Gov. Tim Walz visited a Ham Lake business Oct. 4 to celebrate manufacturing month.
More than 80 visitors gathered inside Safety Speed Manufacturing, including representatives from the Anoka-Hennepin School District, the Anoka Area Chamber of Commerce and state government.
Speakers from the region spoke on the importance of manufacturing and celebrated how much has been done to promote the industry in Anoka County.
“We (Minnesota) manufacture everything from every fuel pump for the F-35 fighters to the battery boxes for nuclear submarines to every can of Spam,” Walz said.
Walz further celebrated Minnesota’s place as the top-ranking state in labor participation.
“We have the highest workforce participation rate of any of the states, because we know how to work, we have a work ethic,” Walz said.
According to data from the Bureau of Labor Statistics in August 2019 Minnesota had a labor participation rate of 70.1%, with only Washington D.C. boasting a higher participation rate at 71.1%.
Manufacturing jobs pay about $67,000 annually statewide, about 15% more than any other industry in Minnesota, said Commissioner Nancy Leppink of the Minnesota Department of Labor and Industry.
The Anoka Area Chamber of Commerce’s Manufacturing Coalition examined 185,000 jobs in Anoka County in 11 segments of workforce. About 19% of those workers are in manufacturing. That jumps closer to 30% in communities with higher amounts of manufacturing, like Ramsey or Fridley, Coalition Director John LeTourneau said.
Across the 11 segments, average income was $50,000 per year. That increased to $79,000 per year if manufacturing was examined alone, LeTourneau said.
“That’s a crazy number,” he said. “When we start to share that with students that really sends a great message. It sends a good message to their families ... to us it means you can grow up in Anoka County, you can go to school here and you can be educated and employed in Anoka County in a way that will allow you to buy a house, start a family, get that truck and do it without a single dollar worth of debt from college.”
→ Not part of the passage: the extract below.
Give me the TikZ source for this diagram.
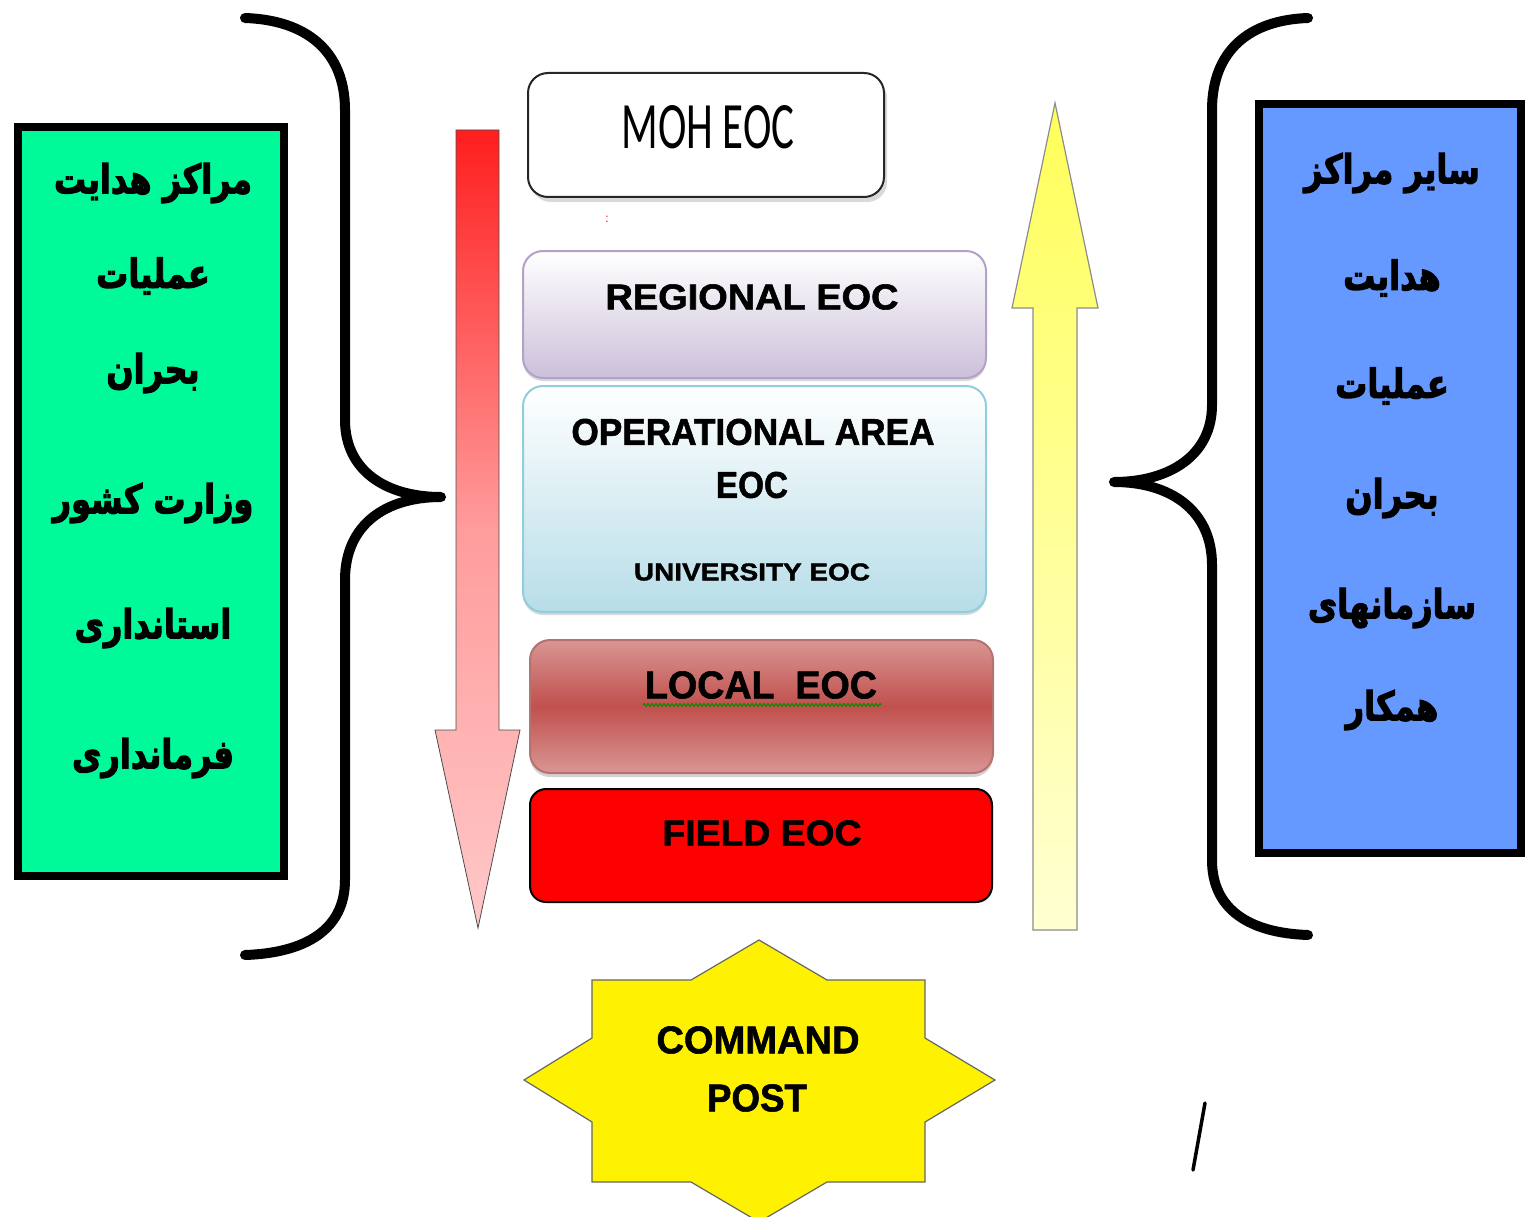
\documentclass[tikz,border=0pt]{standalone}
\usepackage{fontspec}
\usepackage{graphicx}
\setmainfont{Liberation Sans}
\newfontfamily\arabicfont{DejaVu Sans}[Script=Arabic, BoldFeatures={FakeBold=3}]
\newfontfamily\heavy{Liberation Sans}[BoldFeatures={FakeBold=1.5}]
\newfontfamily\calfont{Carlito}
\TeXXeTstate=1
\usetikzlibrary{shadows,decorations.pathmorphing}
\definecolor{boxgreen}{HTML}{00FA9A}
\definecolor{boxblue}{HTML}{6699FF}
\definecolor{lavender}{HTML}{CCC0DA}
\definecolor{lavedge}{HTML}{B3A2C7}
\definecolor{lblue}{HTML}{B7DDE8}
\definecolor{lbedge}{HTML}{92CDDC}
\definecolor{locmid}{HTML}{C0504D}
\definecolor{loclight}{HTML}{D99694}
\definecolor{locedge}{HTML}{943634}
\definecolor{arrred}{HTML}{FF1E1E}
\definecolor{arrpink}{HTML}{FFC8C8}
\definecolor{arrmid}{HTML}{FF9C9C}
\definecolor{arryel}{HTML}{FFFF5A}
\definecolor{arrpale}{HTML}{FFFFD2}
\newcommand{\fitbox}[3]{\resizebox{#1pt}{#2pt}{\heavy\bfseries #3}}
\newcommand{\artext}[1]{\scalebox{1}[1.25]{\arabicfont\bfseries\fontsize{32}{36}\selectfont\beginR #1\endR}}
\begin{document}
\begin{tikzpicture}[x=1pt,y=-1pt,
  sidebox/.style={draw=black, line width=8pt, inner sep=0pt},
  eocbox/.style={rounded corners=20pt, inner sep=0pt, line width=2pt},
  lbl/.style={inner sep=0pt},
  ar/.style={inner sep=0pt},
  brace/.style={line width=10pt, line cap=round, line join=round}]
\useasboundingbox (0,0) rectangle (1528,1217);

% side boxes
\node[sidebox, fill=boxgreen, minimum width=266pt, minimum height=749pt] (gbox) at (151,501.5) {};
\node[sidebox, fill=boxblue, minimum width=262pt, minimum height=749pt] (bbox) at (1390,478.5) {};

% Arabic texts left
\node[ar] (g1) at (153,183) {\artext{مراکز هدایت}};
\node[ar] (g2) at (153,276) {\artext{عملیات}};
\node[ar] (g3) at (153,373) {\artext{بحران}};
\node[ar] (g4) at (153,503) {\artext{وزارت کشور}};
\node[ar] (g5) at (153,628) {\artext{استانداری}};
\node[ar] (g6) at (153,758) {\artext{فرمانداری}};
% Arabic texts right
\node[ar] (b1) at (1392,173) {\artext{سایر مراکز}};
\node[ar] (b2) at (1392,278) {\artext{هدایت}};
\node[ar] (b3) at (1392,386) {\artext{عملیات}};
\node[ar] (b4) at (1392,498) {\artext{بحران}};
\node[ar] (b5) at (1392,608) {\artext{سازمانهای}};
\node[ar] (b6) at (1392,710) {\artext{همکار}};

% braces
\draw[brace] (245,18) .. controls (305,20) and (345,50) .. (345,110)
  -- (345,420) .. controls (345,470) and (385,497) .. (441,497)
  .. controls (385,497) and (345,525) .. (345,580)
  -- (345,880) .. controls (345,930) and (305,953) .. (245,955);
\draw[brace] (1308,18) .. controls (1250,20) and (1212,50) .. (1212,110)
  -- (1212,405) .. controls (1212,455) and (1170,482) .. (1114,482)
  .. controls (1170,482) and (1212,510) .. (1212,565)
  -- (1212,860) .. controls (1212,910) and (1250,933) .. (1308,935);

% arrows
\path[draw=black!70, line width=0.8pt, top color=arrred, bottom color=arrpink, middle color=arrmid]
  (456,130) -- (499,130) -- (499,730) -- (520,730) -- (478,928) -- (435,730) -- (456,730) -- cycle;
\path[draw=black!45, line width=1.2pt, top color=arryel, bottom color=arrpale]
  (1055,103) -- (1098,308) -- (1077,308) -- (1077,930) -- (1033,930) -- (1033,308) -- (1012,308) -- cycle;

% EOC boxes
\node[eocbox, draw=black!85, fill=white, minimum width=356pt, minimum height=124pt,
  drop shadow={opacity=0.3, shadow xshift=3pt, shadow yshift=-5pt}] (moh) at (706,135) {};
\node[inner sep=0pt] (mohtxt) at (708,127) {\resizebox{173pt}{43pt}{\calfont MOH EOC}};
\node[text=red, font=\fontsize{12}{12}\selectfont, inner sep=0pt] (dots) at (607,219) {:};

\node[eocbox, draw=lavedge, top color=white, bottom color=lavender, minimum width=463pt, minimum height=127pt,
  drop shadow={opacity=0.3, shadow xshift=0pt, shadow yshift=-3pt}] (reg) at (754.5,314.5) {};
\node[lbl] (regtxt) at (752,297) {\fitbox{293}{25}{REGIONAL EOC}};

\node[eocbox, draw=lbedge, top color=white, bottom color=lblue, minimum width=463pt, minimum height=226pt,
  drop shadow={opacity=0.3, shadow xshift=0pt, shadow yshift=-3pt}] (opa) at (754.5,499) {};
\node[lbl] (opa1) at (753,432) {\fitbox{363}{26}{OPERATIONAL AREA}};
\node[lbl] (opa2) at (752,485) {\fitbox{72}{26}{EOC}};
\node[lbl] (opa3) at (752,572) {\fitbox{236}{17}{UNIVERSITY EOC}};

\node[eocbox, draw=locedge!70, top color=loclight, bottom color=loclight, middle color=locmid, minimum width=463pt, minimum height=133pt,
  drop shadow={opacity=0.35, shadow xshift=0pt, shadow yshift=-4pt}] (loc) at (761.5,706.5) {};
\node[lbl] (loctxt) at (761,685) {\fitbox{232}{27}{LOCAL\ \ EOC}};
\coordinate (wl) at (643,705);
\coordinate (wr) at (881,705);
\draw[green!55!black, line width=1pt, decorate, decoration={zigzag, segment length=4pt, amplitude=1.5pt}] (wl) -- (wr);

\node[eocbox, rounded corners=16pt, draw=black, fill=red, minimum width=462pt, minimum height=113pt] (field) at (761,845.5) {};
\node[lbl] (fieldtxt) at (762,833) {\fitbox{199}{25}{FIELD EOC}};

% command post star
\path[draw=black!60, line width=1.2pt, fill=yellow]
  (759,940) -- (827,980) -- (925,980) -- (925,1038) -- (995,1080) -- (925,1122) -- (925,1182)
  -- (827,1182) -- (759,1222) -- (691,1182) -- (592,1182) -- (592,1122) -- (524,1080)
  -- (592,1038) -- (592,980) -- (691,980) -- cycle;
\node[lbl] (cp1) at (758,1040) {\fitbox{203}{27}{COMMAND}};
\node[lbl] (cp2) at (757,1098) {\fitbox{100}{27}{POST}};

% stray stroke
\coordinate (s1) at (1205,1103);
\coordinate (s2) at (1193,1170);
\draw[line width=3.5pt, line cap=round] (s1) -- (s2);
\end{tikzpicture}
\end{document}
Anoka-Hennepin Superintendent David Law promoted the Secondary Technical Education Program in the Anoka-Hennepin School District. He pointed out that when asked, students at Andover High School told him that most of the pressure to go to college came from their parents.
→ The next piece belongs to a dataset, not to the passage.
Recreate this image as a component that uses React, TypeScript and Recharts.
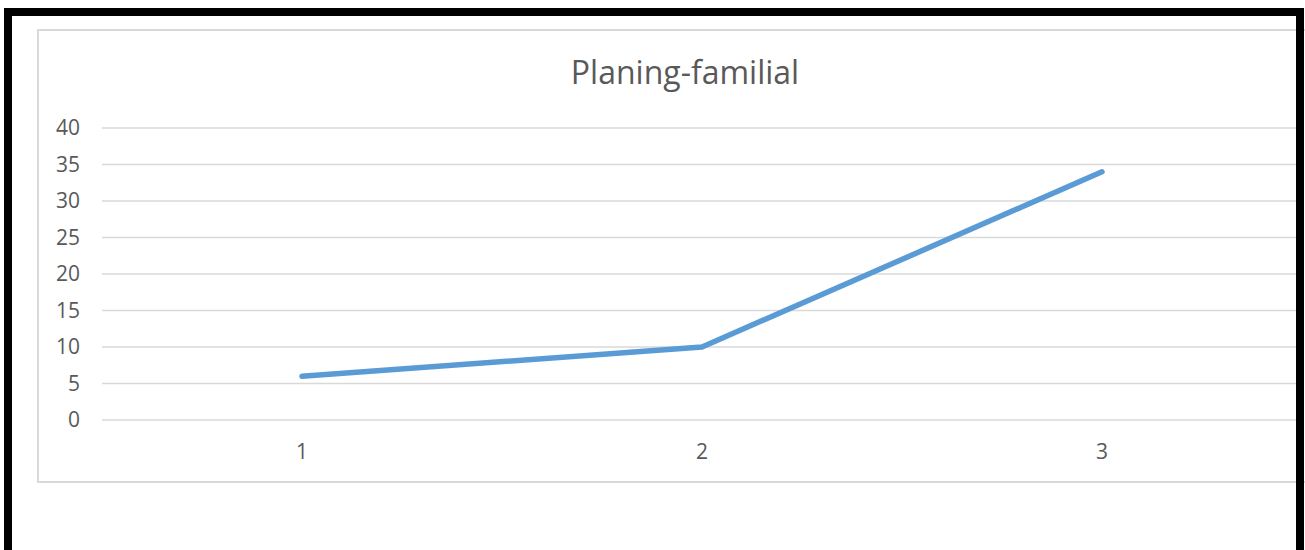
import React from 'react'
import { LineChart, Line, XAxis, YAxis, CartesianGrid } from 'recharts'

const categories = ['1', '2', '3']
const values = [6, 10, 34]
const yTicks = [0, 5, 10, 15, 20, 25, 30, 35, 40]

const chartData = categories.map((name, i) => ({ name, value: values[i] }))

const textColor = '#595959'
const fontFamily = '"Open Sans", sans-serif'

export default function App() {
  return (
    <div
      style={{
        position: 'absolute',
        left: 0,
        top: 0,
        width: 1305,
        height: 550,
        overflow: 'hidden',
        background: '#ffffff',
        fontFamily,
      }}
    >
      {/* chart area outline */}
      <div
        style={{
          position: 'absolute',
          left: 37,
          top: 29,
          width: 1300,
          height: 454,
          boxSizing: 'border-box',
          border: '2px solid #d9d9d9',
        }}
      />

      <div
        style={{
          position: 'absolute',
          left: 0,
          top: 50,
          width: 1370,
          textAlign: 'center',
          fontSize: 32,
          lineHeight: '44px',
          color: textColor,
        }}
      >
        Planing-familial
      </div>

      <div style={{ position: 'absolute', left: 0, top: 0 }}>
        <LineChart
          width={1305}
          height={550}
          data={chartData}
          margin={{ top: 128, right: 3, left: 42, bottom: 70 }}
        >
          <CartesianGrid vertical={false} stroke="#d9d9d9" strokeWidth={1.5} />
          <XAxis
            dataKey="name"
            axisLine={false}
            tickLine={false}
            height={60}
            tickMargin={18}
            padding={{ left: 200, right: 200 }}
            tick={{ fontSize: 21, fill: textColor, fontFamily }}
          />
          <YAxis
            domain={[0, 40]}
            ticks={yTicks}
            width={60}
            axisLine={false}
            tickLine={false}
            tickMargin={16}
            tick={{ fontSize: 21, fill: textColor, fontFamily }}
          />
          <Line
            type="linear"
            dataKey="value"
            stroke="#5b9bd5"
            strokeWidth={5.5}
            strokeLinecap="round"
            strokeLinejoin="round"
            dot={false}
            activeDot={false}
            isAnimationActive={false}
          />
        </LineChart>
      </div>

      {/* black frame, open at the bottom */}
      <div
        style={{
          position: 'absolute',
          left: 4,
          top: 8,
          width: 1300,
          height: 542,
          boxSizing: 'border-box',
          borderTop: '8px solid #000',
          borderLeft: '8px solid #000',
          borderRight: '8px solid #000',
        }}
      />
    </div>
  )
}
“Our job is to educate the adults in our community about these wonderful careers,” Law said.
Jessica Lipa, director of Anoka-Hennepin’s career and technical education, talked about how the school district developed its pathway for students into manufacturing jobs.
“We were able to really change the trajectory for our students and show them a field that has an amazing potential for career education,” Lipa said.
The district formed an advisory board to give feedback about what the district needed to do to prepare students for manufacturing jobs.
Local manufactures advised the district on curriculum and trained teachers, and the district was able to get the equipment needed to provide the classes.
“Many of our manufacturers came into our classrooms and taught the students side-by-side with the teacher, because who knows the content better than our manufacturers?” Lipa said.
Later Walz said the state was also there to help develop opportunities where private industry was unable because the state had the economy of scale and could address issues like housing and transportation, which are important for allowing workers to take the jobs available.
“It is possible to create good-paying jobs, to create safe working conditions, to do it in an environmentally sound manner and to create the wealth necessary so that people can do that,” Walz said.